I am putting on new walnut scales on my pre-1890 W&B. When it comes to the wedge (which will be wood) should I glue it then pin it or just pin it?
 
I like to glue both sides of the wedge in, then do the final shaping of the wedge to the scales. Makes a seamless transition from wedge to scales with no cracks.
 
Wow. I would have thought wood glue, Gorilla glue, or even marine adhesive. Super glue it is then. Thanks,
 
Consider this:

1. If you're making translucent horn scales with an ivory wedge, you can see through the scale, and need transparent glue.

2. If you make a mistake gluing in the scale, you can use a full-hollow razor to scrape the wedge off the scale to make adjustments.

3. The glue doesn't have to create a super great bond, because it's strength is compounded with the addition of the pin/peen.

4. NOTE: Wood scales and thicker scales don't flex much, so don't make the "fork" at the pivot end more than 1/4-1/2" or it'll likely pull the wedge end apart even after its peened and leave an unsightly space/crack between scale and wedge.
 
I am putting on new walnut scales on my pre-1890 W&B. When it comes to the wedge (which will be wood) should I glue it then pin it or just pin it?

I know it's a little late now but I prefer to not use glue. Sometimes it's best to use glue but I try to only use it as a last resort.
As long as everything is flat you shouldn't have a big problem.
One reason I don't liking using glue is most of the time you are forced to leave it as is (or chance chipping something orhaving to sand a lot more).
Sometimes you get it together and decide it not the combo your looking for... if it's not glued, you just take t apart, fit another color/piece and off you go.
 
I use a very good epoxy to glue scales and don't use pins unless I am doing a real "restore" (meaning no new scales). For pimping, the epoxy is great. If you tried to remove the wedge you would break the scales. Here's one glued.



 
I use a very good epoxy to glue scales and don't use pins unless I am doing a real "restore" (meaning no new scales). For pimping, the epoxy is great. If you tried to remove the wedge you would break the scales. Here's one glued.





All great suggestions. Thanks to all of you.

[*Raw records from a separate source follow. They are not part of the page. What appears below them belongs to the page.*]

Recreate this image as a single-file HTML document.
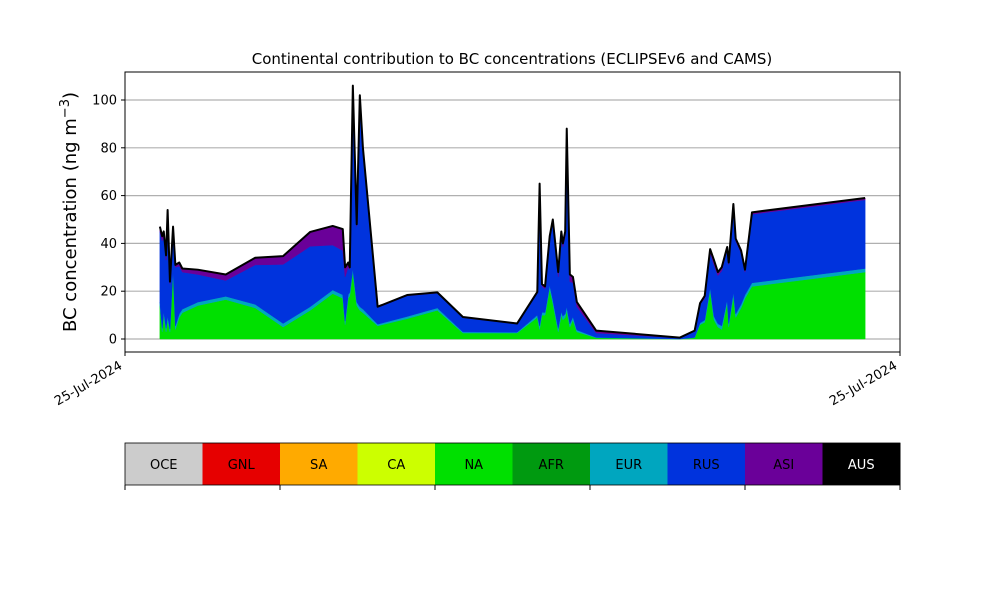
<!DOCTYPE html>
<html><head><meta charset="utf-8"><style>
body{margin:0;background:#fff;}
svg text{font-family:"DejaVu Sans","Liberation Sans",sans-serif;}
</style></head><body>
<svg id="chart" width="1000" height="600" xmlns="http://www.w3.org/2000/svg">
<rect width="1000" height="600" fill="#fff"/>
<text x="512" y="64" text-anchor="middle" font-size="15">Continental contribution to BC concentrations (ECLIPSEv6 and CAMS)</text>
<g id="grid"></g><g id="areas"></g><g id="axes"></g><g id="legend"></g>
</svg>
<script>
const times=[4.5,4.8,5.0,5.3,5.5,5.8,6.2,6.5,7.0,7.4,9.4,13.0,16.8,20.4,23.9,26.8,28.1,28.4,28.8,29.0,29.4,29.9,30.3,30.7,32.6,36.4,40.3,43.6,50.6,53.2,53.5,53.8,54.2,54.8,55.2,55.9,56.3,56.5,56.8,57.0,57.4,57.8,58.3,60.8,71.6,73.5,74.2,74.8,75.5,76.0,76.5,77.0,77.7,77.9,78.5,78.8,79.5,80.0,80.9,95.5];
const totalVals=[47,43,45,35,54,24,47,31,32,29.5,29,27,34,34.7,44.8,47.3,46,30,32,30,106,48,102,80,13.5,18.4,19.5,9.2,6.5,19.7,65,23,22,43,50,28,45,40,45,88,27,26,15.5,3.5,0.6,3.5,15,18,37.6,33,28,30,38.5,32,56.5,42,37,29,53,59];
const naVals=[14,3,10,3,8,3,28,4,9,11,14,16.5,13,5,12,19,17,6,17,18,28,14,12,11,5.5,8.5,12,2.5,2.5,9,4,10,10,21,15,3,10,8,9,12,5,8,3,0.5,0,0.5,6,7,20,8,5,4,15,5,18,9,13,17,22,28];
const asiVals=[2,2,2,2,2,1,2,1,1.5,1.5,2,2.5,3,3.5,6,8,9,4,2,1,1,1,1,1,0.3,0.3,0.3,0.3,0.2,0.5,1,1,1,1,1,2,2,1.5,2,2,3,2.5,2,1,0.2,0.3,0.5,1,1.5,2,1.5,1.5,1,1,1.5,1,1,1,0.8,0.8];
const yTicks=[0,20,40,60,80,100];
const legendNames=["OCE","GNL","SA","CA","NA","AFR","EUR","RUS","ASI","AUS"];
const legendColors=["#cccccc","#e60000","#ffaa00","#ccff00","#00e000","#009a10","#00a6bf","#0033dd","#6a0099","#000000"];

const X0=125,X1=900,Y0=72,Y1=352;
const x=t=>X0+t/100*(X1-X0);
const y=v=>339-v*2.39;
const NS="http://www.w3.org/2000/svg";
function mk(tag,attrs,parent){const e=document.createElementNS(NS,tag);for(const k in attrs)e.setAttribute(k,attrs[k]);parent.appendChild(e);return e;}
const grid=document.getElementById('grid'),areas=document.getElementById('areas'),axes=document.getElementById('axes'),legend=document.getElementById('legend');

yTicks.forEach(v=>{
  const l=mk('line',{x1:X0,x2:X1,y1:y(v),y2:y(v),stroke:'#b0b0b0','stroke-width':1.2},grid);
  
  
  const tk=mk('line',{x1:X0-4,x2:X0,y1:y(v),y2:y(v),stroke:'#000'},axes);
  
  
  const tx=mk('text',{x:X0-8,y:y(v)+4.5,'text-anchor':'end','font-size':13},axes);
  tx.textContent=v;
  
  
});

const eurVals=totalVals.map((T,i)=>Math.min(1.5,T*0.05));
const rusVals=totalVals.map((T,i)=>Math.max(0,T-naVals[i]-eurVals[i]-asiVals[i]));
const layers=[["na",naVals,"#00e000"],["eur",eurVals,"#00a6bf"],["rus",rusVals,"#0033dd"],["asi",asiVals,"#6a0099"]];
let base=times.map(()=>0);
layers.forEach(([nm,vals,col])=>{
  const top=base.map((b,i)=>b+vals[i]);
  let d='M'+times.map((t,i)=>x(t)+','+y(top[i])).join('L');
  for(let i=times.length-1;i>=0;i--)d+='L'+x(times[i])+','+y(base[i]);
  const p=mk('path',{d:d+'Z',fill:col,stroke:col,'stroke-width':0.5},areas);
  
  
  base=top;
});
const tl=mk('path',{d:'M'+times.map((t,i)=>x(t)+','+y(totalVals[i])).join('L'),fill:'none',stroke:'#000','stroke-width':2,'stroke-linejoin':'round'},areas);



const fr=mk('rect',{x:X0,y:Y0,width:X1-X0,height:Y1-Y0,fill:'none',stroke:'#000','stroke-width':1},axes);


[X0,X1].forEach(px=>{
  const tk=mk('line',{x1:px,x2:px,y1:Y1,y2:Y1+4,stroke:'#000'},axes);
  
  
  const tx=mk('text',{x:px-2,y:Y1+16,'text-anchor':'end','font-size':13,transform:'rotate(-30 '+(px-2)+' '+(Y1+16)+')'},axes);
  tx.textContent='25-Jul-2024';
  
  
});
const yl=mk('text',{x:76,y:212,'text-anchor':'middle','font-size':18,transform:'rotate(-90 76 212)'},axes);
yl.innerHTML='BC concentration (ng m<tspan dy="-7" font-size="13">−3</tspan><tspan dy="7">)</tspan>';



const LW=(X1-X0)/legendNames.length;
legendNames.forEach((n,i)=>{
  const r=mk('rect',{x:X0+i*LW,y:443,width:LW+0.5,height:42,fill:legendColors[i]},legend);
  
  
  const t=mk('text',{x:X0+i*LW+LW/2,y:469,'text-anchor':'middle','font-size':13,fill:n==='AUS'?'#fff':'#000'},legend);
  t.textContent=n;
  
  
});
const lf=mk('rect',{x:X0,y:443,width:X1-X0,height:42,fill:'none',stroke:'#000','stroke-width':0.8},legend);


for(let i=0;i<=5;i++){
  const tk=mk('line',{x1:X0+i*2*LW,x2:X0+i*2*LW,y1:485,y2:490,stroke:'#000'},legend);
  
  
}
</script>
</body></html>
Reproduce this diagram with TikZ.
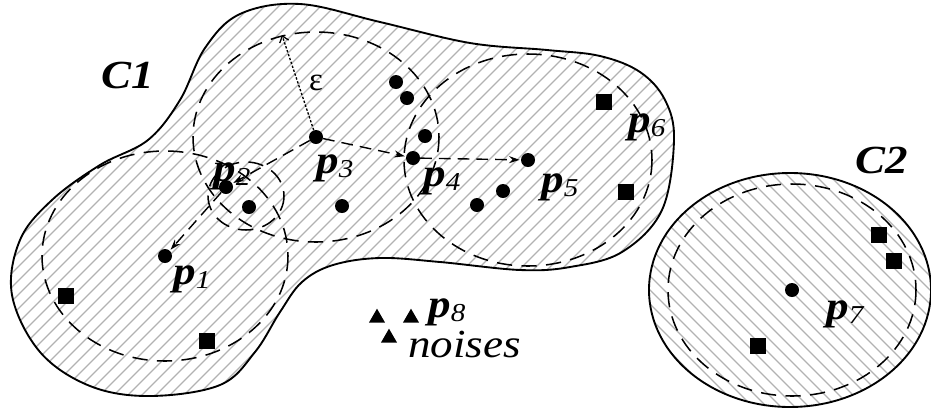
\documentclass[tikz,border=0pt]{standalone}
\usepackage{fontspec}
\setmainfont{Liberation Serif}
\usetikzlibrary{shapes.geometric,arrows.meta}

\newcommand{\psub}[1]{\raisebox{-0.12em}{\fontsize{22}{22}\selectfont\mdseries #1}}

\begin{document}
\begin{tikzpicture}[
  x=0.03cm, y=-0.03cm,
  outline/.style = {draw=black, line width=1.6pt},
  hatch/.style   = {draw=black!30, line width=1.1pt},
  reach/.style   = {draw=black, line width=1.3pt, dash pattern=on 13pt off 8pt},
  core/.style    = {circle, fill=black, inner sep=0pt, minimum size=0.42cm},
  edge/.style    = {rectangle, fill=black, inner sep=0pt, minimum size=0.48cm},
  noise/.style   = {regular polygon, regular polygon sides=3, fill=black,
                    inner sep=0pt, minimum size=0.56cm},
  lbl/.style     = {inner sep=0pt, anchor=base west, xscale=1.13,
                    font=\fontsize{34}{34}\selectfont\bfseries\itshape},
  arr/.style     = {-{Stealth[length=9pt,width=6pt]}, line width=1.2pt,
                    dash pattern=on 10pt off 6pt, shorten >=1pt},
  epsarr/.style  = {-{Straight Barb[length=5pt,width=8pt]}, line width=1.1pt,
                    dash pattern=on 2pt off 1.5pt}
]
\useasboundingbox (0,0) rectangle (931,411);

%% Cluster outlines with hatching
\draw[outline, path picture={
    \foreach \i in {-420,-406,...,700} \draw[hatch] (\i,411) -- ++(411,-411);}]
  plot[smooth cycle, tension=0.6] coordinates {
    (300,4) (380,22) (470,43) (547,50) (600,56) (640,72) (665,100) (674,140)
    (662,210) (622,252) (570,267) (520,270) (440,262) (380,258) (333,265)
    (302,282) (280,312) (255,352) (220,385) (150,396) (90,386) (40,352)
    (12,295) (20,240) (52,200) (100,165) (148,140) (180,100) (205,48) (240,14)};
\draw[outline, path picture={
    \foreach \i in {220,234,...,940} \draw[hatch] (\i,0) -- ++(411,411);}]
  (790,290) ellipse [x radius=141, y radius=117];

%% Points of C1
\node[core] (p1) at (165,256) {};
\node[core] (p2) at (226,187) {};
\node[core] (p3) at (316,137) {};
\node[core] (p4) at (413,158) {};
\node[core] (p5) at (528,160) {};
\node[core] (d1) at (396,82)  {};
\node[core] (d2) at (407,98)  {};
\node[core] (d3) at (425,136) {};
\node[core] (d4) at (249,207) {};
\node[core] (d5) at (342,206) {};
\node[core] (d6) at (477,205) {};
\node[core] (d7) at (503,191) {};
\node[edge] (p6) at (604,102) {};
\node[edge] (s1) at (626,192) {};
\node[edge] (s2) at (66,296)  {};
\node[edge] (s3) at (207,341) {};

%% Points of C2
\node[core] (p7) at (792,290) {};
\node[edge] (s4) at (879,235) {};
\node[edge] (s5) at (894,261) {};
\node[edge] (s6) at (758,346) {};

%% Noise
\node[noise] (n1) at (377,318) {};
\node[noise] (p8) at (411,318) {};
\node[noise] (n2) at (389,338) {};

%% Eps-neighbourhoods
\draw[reach] (p1) ellipse [x radius=123, y radius=105];
\draw[reach] (p3) ellipse [x radius=123, y radius=105];
\draw[reach] (p5) ellipse [x radius=124, y radius=106];
\draw[reach] (246,196) ellipse [x radius=38, y radius=34];
\draw[reach] (p7) ellipse [x radius=124, y radius=106];

%% Reachability chain
\coordinate (epstip) at (282,35);
\draw[epsarr] (p3) -- (epstip);
\draw[arr] (p3) -- (p2);
\draw[arr] (p2) -- (p1);
\draw[arr] (p3) -- (p4);
\draw[arr] (p4) -- (p5);

%% Labels
\node[lbl] (c1lbl) at (101,88)  {C1};
\node[lbl] (c2lbl) at (855,173) {C2};
\node[lbl] (p1lbl) at (173,284) {p\psub{1}};
\node[lbl] (p2lbl) at (213,181) {p\psub{2}};
\node[lbl] (p3lbl) at (316,173) {p\psub{3}};
\node[lbl] (p4lbl) at (423,186) {p\psub{4}};
\node[lbl] (p5lbl) at (541,192) {p\psub{5}};
\node[lbl] (p6lbl) at (628,132) {p\psub{6}};
\node[lbl] (p7lbl) at (826,319) {p\psub{7}};
\node[lbl] (p8lbl) at (428,317) {p\psub{8}};
\node[lbl, font=\fontsize{34}{34}\selectfont\itshape] (noiselbl) at (408,357) {noises};
\node[font=\fontsize{28}{28}\selectfont] (epslbl) at (316,83) {ε};
\end{tikzpicture}
\end{document}
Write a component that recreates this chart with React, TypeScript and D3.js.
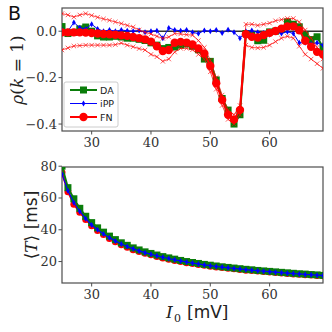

Alpster, that is one gorgeous razor. The scales are awesome. What epoxy did you use?
 

Slash McCoy

I freehand dog rockets
I like to glue one side. It is easier to keep it lined up. for sanding and finishing. Sometimes I use a hidden pin to keep it from rotating, and don't glue, especially with thicker scales. On a few razors I have used two pins to prevent rotation. I don't like the wedge to float freely because it is easier to sand and finish smoothly to the scales when the wedge cannot rotate about the pin. However, and unglued wedge does make it easier to try different wedge colors or thicknesses or tapers. On a few razors I have purposely made the wedge slightly undersize all around. I will do one like that in the next batch of GDs I do. There are lots of options. I generally make initial and trial pinnings with microfastener bolts for easy adjustment or removal. Real pins don't go in until I am totally satisfied with the whole setup. Sometimes I simply peen down the end of the bolt without the nut, though there are durability issues with the brass which is softer than the nickel-silver pins.

When I glue, I only use a tiny dot of glue. All that is needed is to prevent rotation. If the glue spot is very small, the wedge can more easily be removed should there ever be a reason to do so.

With very thick or stiff scales, it may be necessary to completely glue and clamp the wedge to both scales. As Daflorc pointed out, sometimes squeezing the pivot end together will force the scales and wedge apart at the very end of the scales.
 
If you're using a translucent scale material, the glue can show if it's uneven. Had that happen with a red wedge on ghost G10 once.